Analyze the classic MNIST dataset using DNN, t-SNE, UMAP (VAE maybe coming up later).

MNIST Dataset Overview

MNIST is a dataset of 70,000 grayscale images of handwritten digits (0–9), each of size 28×28 pixels → 784 dimensions . It’s often used for benchmarking machine learning algorithms, especially in visualization tasks.

Sample images:

Goal of Dimensionality Reduction

We want to reduce the high-dimensional data (784D) into 2D or 3D so we can visualize it, while preserving important structure like: - Clusters of similar digits - Separation between different digit classes

This is where t-SNE and UMAP come in.

t-SNE: t-Distributed Stochastic Neighbor Embedding

t-SNE focuses on preserving local structure — meaning it tries to keep nearby points in high-dimensional space nearby in low-dimensional space.
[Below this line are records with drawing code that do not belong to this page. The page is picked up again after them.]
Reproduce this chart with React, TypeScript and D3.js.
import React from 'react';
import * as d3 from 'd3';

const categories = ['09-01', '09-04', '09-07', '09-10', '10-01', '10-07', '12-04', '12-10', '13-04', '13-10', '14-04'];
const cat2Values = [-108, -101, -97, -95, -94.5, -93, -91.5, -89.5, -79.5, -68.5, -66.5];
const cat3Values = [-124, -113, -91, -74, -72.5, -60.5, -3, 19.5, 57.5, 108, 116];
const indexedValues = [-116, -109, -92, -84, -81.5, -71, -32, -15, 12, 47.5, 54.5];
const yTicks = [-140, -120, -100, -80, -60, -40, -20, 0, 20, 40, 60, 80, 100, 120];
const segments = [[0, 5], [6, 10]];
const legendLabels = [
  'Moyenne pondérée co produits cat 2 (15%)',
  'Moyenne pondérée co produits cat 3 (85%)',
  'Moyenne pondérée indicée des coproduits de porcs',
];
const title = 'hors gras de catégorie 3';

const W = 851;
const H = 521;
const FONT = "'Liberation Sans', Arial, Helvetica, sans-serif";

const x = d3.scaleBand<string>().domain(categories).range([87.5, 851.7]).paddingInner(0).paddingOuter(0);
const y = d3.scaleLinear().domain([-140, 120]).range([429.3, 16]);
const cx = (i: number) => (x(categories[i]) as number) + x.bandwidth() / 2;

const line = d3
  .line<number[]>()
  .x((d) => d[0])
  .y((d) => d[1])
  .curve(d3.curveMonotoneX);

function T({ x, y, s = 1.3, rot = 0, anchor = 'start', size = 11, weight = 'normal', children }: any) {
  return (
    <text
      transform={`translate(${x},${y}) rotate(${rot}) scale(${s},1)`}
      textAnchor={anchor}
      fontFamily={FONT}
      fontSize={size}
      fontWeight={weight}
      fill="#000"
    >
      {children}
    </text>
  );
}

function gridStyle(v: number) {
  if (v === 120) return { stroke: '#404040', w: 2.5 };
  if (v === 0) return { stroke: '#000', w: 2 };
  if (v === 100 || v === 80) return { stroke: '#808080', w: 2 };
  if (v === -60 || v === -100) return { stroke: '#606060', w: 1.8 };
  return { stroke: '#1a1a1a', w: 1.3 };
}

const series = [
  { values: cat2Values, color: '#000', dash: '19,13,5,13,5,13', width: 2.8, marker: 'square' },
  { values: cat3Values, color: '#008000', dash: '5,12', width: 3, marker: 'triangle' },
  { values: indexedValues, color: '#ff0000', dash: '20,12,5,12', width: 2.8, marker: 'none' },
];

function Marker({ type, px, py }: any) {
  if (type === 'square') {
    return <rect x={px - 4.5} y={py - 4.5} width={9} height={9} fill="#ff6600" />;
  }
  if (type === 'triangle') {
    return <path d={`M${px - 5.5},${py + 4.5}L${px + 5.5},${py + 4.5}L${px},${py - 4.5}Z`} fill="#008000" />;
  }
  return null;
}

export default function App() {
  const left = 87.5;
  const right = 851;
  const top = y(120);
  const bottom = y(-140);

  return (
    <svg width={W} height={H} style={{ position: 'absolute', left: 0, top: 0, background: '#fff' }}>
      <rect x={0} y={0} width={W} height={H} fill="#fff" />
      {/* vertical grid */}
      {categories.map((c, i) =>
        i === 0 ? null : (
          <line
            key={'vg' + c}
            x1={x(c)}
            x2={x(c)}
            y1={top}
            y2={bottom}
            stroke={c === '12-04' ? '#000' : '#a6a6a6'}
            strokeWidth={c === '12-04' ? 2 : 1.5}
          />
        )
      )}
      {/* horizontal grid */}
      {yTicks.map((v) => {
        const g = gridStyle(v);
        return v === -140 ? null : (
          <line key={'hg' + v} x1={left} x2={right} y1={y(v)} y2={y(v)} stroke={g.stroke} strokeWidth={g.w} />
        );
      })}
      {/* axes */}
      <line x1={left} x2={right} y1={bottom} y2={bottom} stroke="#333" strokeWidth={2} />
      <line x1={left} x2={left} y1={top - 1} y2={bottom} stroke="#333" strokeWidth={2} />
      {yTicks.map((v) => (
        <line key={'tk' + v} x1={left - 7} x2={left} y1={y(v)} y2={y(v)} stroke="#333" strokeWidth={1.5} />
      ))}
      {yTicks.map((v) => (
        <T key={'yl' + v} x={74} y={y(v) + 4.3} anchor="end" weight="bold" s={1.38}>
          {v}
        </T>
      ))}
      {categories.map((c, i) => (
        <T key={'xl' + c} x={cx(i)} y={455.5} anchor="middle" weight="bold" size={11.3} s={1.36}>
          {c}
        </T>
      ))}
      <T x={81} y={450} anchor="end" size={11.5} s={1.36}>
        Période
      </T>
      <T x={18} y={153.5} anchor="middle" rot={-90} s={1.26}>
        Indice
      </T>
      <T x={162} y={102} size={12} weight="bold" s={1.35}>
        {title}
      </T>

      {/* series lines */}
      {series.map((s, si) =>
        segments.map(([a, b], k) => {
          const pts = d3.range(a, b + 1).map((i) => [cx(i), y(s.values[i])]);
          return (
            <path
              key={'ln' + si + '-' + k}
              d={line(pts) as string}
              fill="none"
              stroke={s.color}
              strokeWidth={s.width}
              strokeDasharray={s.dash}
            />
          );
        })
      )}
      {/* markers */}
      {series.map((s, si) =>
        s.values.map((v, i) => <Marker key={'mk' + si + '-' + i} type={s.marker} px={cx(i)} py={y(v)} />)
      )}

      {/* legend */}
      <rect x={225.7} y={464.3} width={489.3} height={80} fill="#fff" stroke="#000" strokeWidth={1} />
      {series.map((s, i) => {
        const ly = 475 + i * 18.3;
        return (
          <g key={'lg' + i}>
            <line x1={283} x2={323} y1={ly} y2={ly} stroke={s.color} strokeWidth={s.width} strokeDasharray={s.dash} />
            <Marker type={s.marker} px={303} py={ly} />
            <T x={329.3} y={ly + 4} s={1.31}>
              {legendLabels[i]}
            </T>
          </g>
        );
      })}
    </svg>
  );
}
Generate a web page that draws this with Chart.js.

🔍 How it works (simplified): Converts distances between points in high-dimensional space into probabilities (similar to similarities). Does the same in low-dimensional space. Minimizes the difference between these probability distributions using gradient descent . Uses a t-distribution in the low-dimensional space to avoid the "crowding problem". 📊 Applied to MNIST: After applying t-SNE to MNIST, you typically get a 2D plot where: Each point represents a digit image. Points are colored by their true label (0–9). Similar digits cluster together.

⚠️ Pros & Cons:

PROS	CONS
Excellent at preserving local neighborhoods	Computationally expensive
Good for visualizing clusters	Not good at preserving global structure
Random initialization can affect results	Not deterministic

Note: t-SNE tends to create well-separated, tight clusters but may distort the relative distances between clusters.

UMAP: Uniform Manifold Approximation and Projection

UMAP also preserves local structure, but also tries to preserve some global structure, making it better for understanding overall relationships in the data.

🔍 How it works (intuitively): Assumes data lies on a manifold (a curved surface embedded in high-dimensional space). Constructs a topological representation (graph) of the data. Finds a similar graph in low-dimensional space that minimizes differences. UMAP is faster than t-SNE and scales better to larger datasets.

📊 Applied to MNIST: Like t-SNE, UMAP reduces MNIST to 2D/3D for visualization. Digits form clusters with clearer separation and more meaningful spacing between digit classes. Global relationships (e.g., digit 0 far from digit 1, closer to 6 or 9) are often better preserved.

⚠️ Pros & Cons:

PROS	CONS
Faster than t-SNE	Slightly newer and less mature
Preserves both local and some global structure	More hyperparameters to tune
Scalable to large datasets	Can be harder to interpret in edge cases

📈 Visual Comparison on MNIST Here's what you'd typically see when plotting both methods:

METHOD	CLUSTER SHAPE	GLOBAL STRUCTURE	SPEED
t-SNE	Compact, isolated clusters	Poorly preserved	Slow
UMAP	More spread out, connected clusters	Better preserved	Fast

For example, UMAP might show a smooth transition between 5 and 3 if they appear similar in some samples, while t-SNE might treat them as fully separate.

Code examples

See details in notebook

Both t-SNE and UMAP are great tools, but UMAP is often preferred nowadays due to its speed and better preservation of global structure.